**PROBLEM DETAILS**
Beginning at the first line of the data, print each line exactly, stopping after the line that contains "(t2) at (457,63)".

**PROVIDED MATERIAL**
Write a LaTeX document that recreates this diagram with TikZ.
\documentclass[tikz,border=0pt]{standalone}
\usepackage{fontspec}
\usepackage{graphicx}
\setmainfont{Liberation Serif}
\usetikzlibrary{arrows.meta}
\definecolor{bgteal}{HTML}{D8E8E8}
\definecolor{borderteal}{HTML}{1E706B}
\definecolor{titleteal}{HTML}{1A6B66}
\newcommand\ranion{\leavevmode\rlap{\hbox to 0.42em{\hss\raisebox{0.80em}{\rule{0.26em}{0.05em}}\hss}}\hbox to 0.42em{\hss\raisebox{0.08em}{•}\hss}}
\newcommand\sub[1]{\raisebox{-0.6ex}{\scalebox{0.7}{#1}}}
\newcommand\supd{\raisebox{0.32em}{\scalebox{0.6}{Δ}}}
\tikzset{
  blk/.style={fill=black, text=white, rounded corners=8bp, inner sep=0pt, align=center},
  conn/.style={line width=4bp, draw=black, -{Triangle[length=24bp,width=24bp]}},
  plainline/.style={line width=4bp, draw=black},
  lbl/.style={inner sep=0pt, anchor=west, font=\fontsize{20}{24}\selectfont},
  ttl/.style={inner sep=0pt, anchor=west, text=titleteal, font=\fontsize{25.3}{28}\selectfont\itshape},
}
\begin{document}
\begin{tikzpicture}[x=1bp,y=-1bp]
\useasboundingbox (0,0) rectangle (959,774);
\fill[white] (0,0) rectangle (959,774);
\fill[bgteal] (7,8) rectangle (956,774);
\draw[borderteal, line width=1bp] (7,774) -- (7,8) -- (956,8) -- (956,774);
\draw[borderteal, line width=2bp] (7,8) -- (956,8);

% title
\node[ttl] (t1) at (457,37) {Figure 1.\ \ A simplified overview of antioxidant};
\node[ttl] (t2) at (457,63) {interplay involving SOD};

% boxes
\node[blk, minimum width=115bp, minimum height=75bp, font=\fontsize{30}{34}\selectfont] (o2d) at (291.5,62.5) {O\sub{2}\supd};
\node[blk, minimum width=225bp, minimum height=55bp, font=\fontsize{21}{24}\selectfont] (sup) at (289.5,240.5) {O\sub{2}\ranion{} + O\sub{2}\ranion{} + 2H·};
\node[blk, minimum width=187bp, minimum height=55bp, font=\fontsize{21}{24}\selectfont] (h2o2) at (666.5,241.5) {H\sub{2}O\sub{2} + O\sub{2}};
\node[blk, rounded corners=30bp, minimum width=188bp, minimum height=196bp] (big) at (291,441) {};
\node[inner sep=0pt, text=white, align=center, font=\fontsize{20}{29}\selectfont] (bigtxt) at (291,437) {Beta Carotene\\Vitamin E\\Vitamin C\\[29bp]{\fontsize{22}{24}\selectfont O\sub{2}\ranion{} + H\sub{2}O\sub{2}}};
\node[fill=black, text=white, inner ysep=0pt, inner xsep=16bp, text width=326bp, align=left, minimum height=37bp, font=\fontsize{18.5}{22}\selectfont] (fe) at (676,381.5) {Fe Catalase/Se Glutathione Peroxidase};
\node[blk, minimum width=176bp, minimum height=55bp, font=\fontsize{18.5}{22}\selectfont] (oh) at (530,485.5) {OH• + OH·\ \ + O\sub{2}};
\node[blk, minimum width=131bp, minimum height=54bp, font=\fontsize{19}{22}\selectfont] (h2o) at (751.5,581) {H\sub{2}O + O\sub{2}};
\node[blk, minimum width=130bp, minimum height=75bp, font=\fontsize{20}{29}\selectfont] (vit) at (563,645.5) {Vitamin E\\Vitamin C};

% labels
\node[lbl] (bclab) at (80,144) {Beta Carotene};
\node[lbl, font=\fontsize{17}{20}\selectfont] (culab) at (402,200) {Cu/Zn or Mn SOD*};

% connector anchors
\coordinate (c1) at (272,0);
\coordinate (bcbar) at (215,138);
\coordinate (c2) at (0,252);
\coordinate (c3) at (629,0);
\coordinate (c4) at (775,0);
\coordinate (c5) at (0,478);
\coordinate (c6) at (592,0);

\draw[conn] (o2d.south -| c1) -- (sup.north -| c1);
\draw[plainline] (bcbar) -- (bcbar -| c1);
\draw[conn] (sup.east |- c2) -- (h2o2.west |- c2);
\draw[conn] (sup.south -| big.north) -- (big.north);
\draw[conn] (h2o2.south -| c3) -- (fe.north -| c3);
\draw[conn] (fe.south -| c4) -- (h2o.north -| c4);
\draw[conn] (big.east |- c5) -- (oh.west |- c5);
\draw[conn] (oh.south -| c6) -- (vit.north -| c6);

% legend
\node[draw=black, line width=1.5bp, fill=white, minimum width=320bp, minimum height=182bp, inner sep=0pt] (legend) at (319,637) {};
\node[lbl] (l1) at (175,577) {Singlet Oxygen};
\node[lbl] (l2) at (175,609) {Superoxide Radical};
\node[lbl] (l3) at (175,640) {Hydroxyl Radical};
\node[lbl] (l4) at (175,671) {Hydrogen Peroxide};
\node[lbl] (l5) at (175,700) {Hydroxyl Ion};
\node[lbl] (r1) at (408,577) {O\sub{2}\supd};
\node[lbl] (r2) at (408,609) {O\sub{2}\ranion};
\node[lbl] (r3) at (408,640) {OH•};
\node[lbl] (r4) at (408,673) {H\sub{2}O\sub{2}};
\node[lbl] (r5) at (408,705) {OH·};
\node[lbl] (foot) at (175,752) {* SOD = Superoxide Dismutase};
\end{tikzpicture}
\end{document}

**COMPLETE OUTPUT**
Write a LaTeX document that recreates this diagram with TikZ.
\documentclass[tikz,border=0pt]{standalone}
\usepackage{fontspec}
\usepackage{graphicx}
\setmainfont{Liberation Serif}
\usetikzlibrary{arrows.meta}
\definecolor{bgteal}{HTML}{D8E8E8}
\definecolor{borderteal}{HTML}{1E706B}
\definecolor{titleteal}{HTML}{1A6B66}
\newcommand\ranion{\leavevmode\rlap{\hbox to 0.42em{\hss\raisebox{0.80em}{\rule{0.26em}{0.05em}}\hss}}\hbox to 0.42em{\hss\raisebox{0.08em}{•}\hss}}
\newcommand\sub[1]{\raisebox{-0.6ex}{\scalebox{0.7}{#1}}}
\newcommand\supd{\raisebox{0.32em}{\scalebox{0.6}{Δ}}}
\tikzset{
  blk/.style={fill=black, text=white, rounded corners=8bp, inner sep=0pt, align=center},
  conn/.style={line width=4bp, draw=black, -{Triangle[length=24bp,width=24bp]}},
  plainline/.style={line width=4bp, draw=black},
  lbl/.style={inner sep=0pt, anchor=west, font=\fontsize{20}{24}\selectfont},
  ttl/.style={inner sep=0pt, anchor=west, text=titleteal, font=\fontsize{25.3}{28}\selectfont\itshape},
}
\begin{document}
\begin{tikzpicture}[x=1bp,y=-1bp]
\useasboundingbox (0,0) rectangle (959,774);
\fill[white] (0,0) rectangle (959,774);
\fill[bgteal] (7,8) rectangle (956,774);
\draw[borderteal, line width=1bp] (7,774) -- (7,8) -- (956,8) -- (956,774);
\draw[borderteal, line width=2bp] (7,8) -- (956,8);

% title
\node[ttl] (t1) at (457,37) {Figure 1.\ \ A simplified overview of antioxidant};
\node[ttl] (t2) at (457,63) {interplay involving SOD};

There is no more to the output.